**To do**.
Repeat what the lines below say, word for word, and skip every image.

**Given data**.
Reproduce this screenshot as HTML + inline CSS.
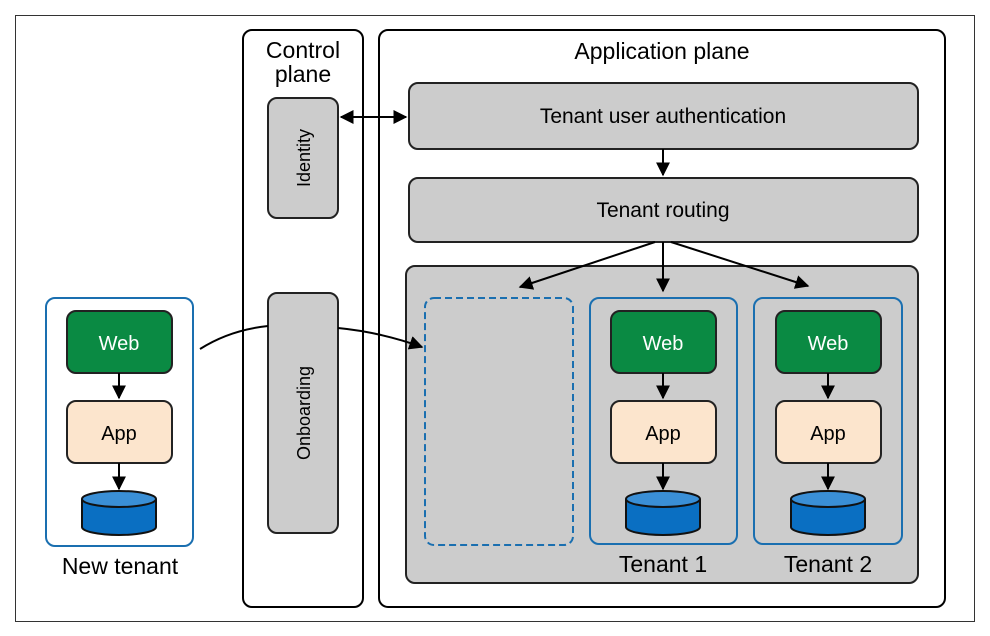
<!DOCTYPE html>
<html><head><style>
body{margin:0;background:#fff;}
svg{display:block;}
text{font-family:"Liberation Sans Narrow","Liberation Sans",sans-serif;}
</style></head><body>
<svg width="990" height="636" viewBox="0 0 990 636" xmlns="http://www.w3.org/2000/svg">
<defs>
<marker id="a" viewBox="0 0 10 10" refX="9" refY="5" markerWidth="7" markerHeight="7" orient="auto-start-reverse"><path d="M0,0L10,5L0,10z" fill="#000"/></marker>
<g id="stack">
<rect x="0" y="0" width="105" height="62" rx="9" fill="#0a8a43" stroke="#222" stroke-width="2"/>
<text x="52" y="39" font-size="20" fill="#fff" text-anchor="middle">Web</text>
<line x1="52" y1="62" x2="52" y2="87" stroke="#000" stroke-width="2" marker-end="url(#a)"/>
<rect x="0" y="90" width="105" height="62" rx="9" fill="#fce5cd" stroke="#222" stroke-width="2"/>
<text x="52" y="129" font-size="20" fill="#000" text-anchor="middle">App</text>
<line x1="52" y1="152" x2="52" y2="178" stroke="#000" stroke-width="2" marker-end="url(#a)"/>
<path d="M15,188 L15,216 A37,8 0 0 0 89,216 L89,188" fill="#0a6fc2" stroke="#111" stroke-width="2"/>
<ellipse cx="52" cy="188" rx="37" ry="8" fill="#3a8fd6" stroke="#111" stroke-width="2"/>
</g>
</defs>
<rect x="15.5" y="15.5" width="959" height="606" fill="none" stroke="#333" stroke-width="1"/>
<rect x="243" y="30" width="120" height="577" rx="9" fill="#fff" stroke="#000" stroke-width="2"/>
<text x="303" y="58" font-size="23" text-anchor="middle">Control</text>
<text x="303" y="82" font-size="23" text-anchor="middle">plane</text>
<rect x="268" y="98" width="70" height="120" rx="9" fill="#ccc" stroke="#222" stroke-width="2"/>
<text transform="translate(310,158) rotate(-90)" font-size="18" text-anchor="middle">Identity</text>
<rect x="268" y="293" width="70" height="240" rx="9" fill="#ccc" stroke="#222" stroke-width="2"/>
<text transform="translate(310,413) rotate(-90)" font-size="18" text-anchor="middle">Onboarding</text>
<rect x="379" y="30" width="566" height="577" rx="9" fill="#fff" stroke="#000" stroke-width="2"/>
<text x="662" y="59" font-size="23" text-anchor="middle">Application plane</text>
<rect x="409" y="83" width="509" height="66" rx="9" fill="#ccc" stroke="#222" stroke-width="2"/>
<text x="663" y="123" font-size="21" text-anchor="middle">Tenant user authentication</text>
<line x1="341" y1="117" x2="406" y2="117" stroke="#000" stroke-width="2" marker-start="url(#a)" marker-end="url(#a)"/>
<line x1="663" y1="149" x2="663" y2="175" stroke="#000" stroke-width="2" marker-end="url(#a)"/>
<rect x="409" y="178" width="509" height="64" rx="9" fill="#ccc" stroke="#222" stroke-width="2"/>
<text x="663" y="217" font-size="21" text-anchor="middle">Tenant routing</text>
<rect x="406" y="266" width="512" height="317" rx="9" fill="#ccc" stroke="#222" stroke-width="2"/>
<line x1="655" y1="242" x2="520" y2="287" stroke="#000" stroke-width="2" marker-end="url(#a)"/>
<line x1="663" y1="242" x2="663" y2="291" stroke="#000" stroke-width="2" marker-end="url(#a)"/>
<line x1="671" y1="242" x2="808" y2="286" stroke="#000" stroke-width="2" marker-end="url(#a)"/>
<rect x="425" y="298" width="148" height="247" rx="9" fill="none" stroke="#1a6fb0" stroke-width="2" stroke-dasharray="7,4"/>
<rect x="590" y="298" width="147" height="246" rx="9" fill="none" stroke="#1a6fb0" stroke-width="2"/>
<use href="#stack" x="611" y="311"/>
<text x="663" y="572" font-size="23" text-anchor="middle">Tenant 1</text>
<rect x="754" y="298" width="148" height="246" rx="9" fill="none" stroke="#1a6fb0" stroke-width="2"/>
<use href="#stack" x="776" y="311"/>
<text x="828" y="572" font-size="23" text-anchor="middle">Tenant 2</text>
<rect x="46" y="298" width="147" height="248" rx="9" fill="#fff" stroke="#1a6fb0" stroke-width="2"/>
<use href="#stack" x="67" y="311"/>
<text x="120" y="574" font-size="23" text-anchor="middle">New tenant</text>
<path d="M200,349 Q230,330 268,326" fill="none" stroke="#000" stroke-width="2"/>
<path d="M338,328 Q380,332 422,347" fill="none" stroke="#000" stroke-width="2" marker-end="url(#a)"/>
</svg>
</body></html>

**Full response**.
Reproduce this screenshot as HTML + inline CSS.
<!DOCTYPE html>
<html><head><style>
body{margin:0;background:#fff;}
svg{display:block;}
text{font-family:"Liberation Sans Narrow","Liberation Sans",sans-serif;}
</style></head><body>
<svg width="990" height="636" viewBox="0 0 990 636" xmlns="http://www.w3.org/2000/svg">
<defs>
<marker id="a" viewBox="0 0 10 10" refX="9" refY="5" markerWidth="7" markerHeight="7" orient="auto-start-reverse"><path d="M0,0L10,5L0,10z" fill="#000"/></marker>
<g id="stack">
<rect x="0" y="0" width="105" height="62" rx="9" fill="#0a8a43" stroke="#222" stroke-width="2"/>
<text x="52" y="39" font-size="20" fill="#fff" text-anchor="middle">Web</text>
<line x1="52" y1="62" x2="52" y2="87" stroke="#000" stroke-width="2" marker-end="url(#a)"/>
<rect x="0" y="90" width="105" height="62" rx="9" fill="#fce5cd" stroke="#222" stroke-width="2"/>
<text x="52" y="129" font-size="20" fill="#000" text-anchor="middle">App</text>
<line x1="52" y1="152" x2="52" y2="178" stroke="#000" stroke-width="2" marker-end="url(#a)"/>
<path d="M15,188 L15,216 A37,8 0 0 0 89,216 L89,188" fill="#0a6fc2" stroke="#111" stroke-width="2"/>
<ellipse cx="52" cy="188" rx="37" ry="8" fill="#3a8fd6" stroke="#111" stroke-width="2"/>
</g>
</defs>
<rect x="15.5" y="15.5" width="959" height="606" fill="none" stroke="#333" stroke-width="1"/>
<rect x="243" y="30" width="120" height="577" rx="9" fill="#fff" stroke="#000" stroke-width="2"/>
<text x="303" y="58" font-size="23" text-anchor="middle">Control</text>
<text x="303" y="82" font-size="23" text-anchor="middle">plane</text>
<rect x="268" y="98" width="70" height="120" rx="9" fill="#ccc" stroke="#222" stroke-width="2"/>
<text transform="translate(310,158) rotate(-90)" font-size="18" text-anchor="middle">Identity</text>
<rect x="268" y="293" width="70" height="240" rx="9" fill="#ccc" stroke="#222" stroke-width="2"/>
<text transform="translate(310,413) rotate(-90)" font-size="18" text-anchor="middle">Onboarding</text>
<rect x="379" y="30" width="566" height="577" rx="9" fill="#fff" stroke="#000" stroke-width="2"/>
<text x="662" y="59" font-size="23" text-anchor="middle">Application plane</text>
<rect x="409" y="83" width="509" height="66" rx="9" fill="#ccc" stroke="#222" stroke-width="2"/>
<text x="663" y="123" font-size="21" text-anchor="middle">Tenant user authentication</text>
<line x1="341" y1="117" x2="406" y2="117" stroke="#000" stroke-width="2" marker-start="url(#a)" marker-end="url(#a)"/>
<line x1="663" y1="149" x2="663" y2="175" stroke="#000" stroke-width="2" marker-end="url(#a)"/>
<rect x="409" y="178" width="509" height="64" rx="9" fill="#ccc" stroke="#222" stroke-width="2"/>
<text x="663" y="217" font-size="21" text-anchor="middle">Tenant routing</text>
<rect x="406" y="266" width="512" height="317" rx="9" fill="#ccc" stroke="#222" stroke-width="2"/>
<line x1="655" y1="242" x2="520" y2="287" stroke="#000" stroke-width="2" marker-end="url(#a)"/>
<line x1="663" y1="242" x2="663" y2="291" stroke="#000" stroke-width="2" marker-end="url(#a)"/>
<line x1="671" y1="242" x2="808" y2="286" stroke="#000" stroke-width="2" marker-end="url(#a)"/>
<rect x="425" y="298" width="148" height="247" rx="9" fill="none" stroke="#1a6fb0" stroke-width="2" stroke-dasharray="7,4"/>
<rect x="590" y="298" width="147" height="246" rx="9" fill="none" stroke="#1a6fb0" stroke-width="2"/>
<use href="#stack" x="611" y="311"/>
<text x="663" y="572" font-size="23" text-anchor="middle">Tenant 1</text>
<rect x="754" y="298" width="148" height="246" rx="9" fill="none" stroke="#1a6fb0" stroke-width="2"/>
<use href="#stack" x="776" y="311"/>
<text x="828" y="572" font-size="23" text-anchor="middle">Tenant 2</text>
<rect x="46" y="298" width="147" height="248" rx="9" fill="#fff" stroke="#1a6fb0" stroke-width="2"/>
<use href="#stack" x="67" y="311"/>
<text x="120" y="574" font-size="23" text-anchor="middle">New tenant</text>
<path d="M200,349 Q230,330 268,326" fill="none" stroke="#000" stroke-width="2"/>
<path d="M338,328 Q380,332 422,347" fill="none" stroke="#000" stroke-width="2" marker-end="url(#a)"/>
</svg>
</body></html>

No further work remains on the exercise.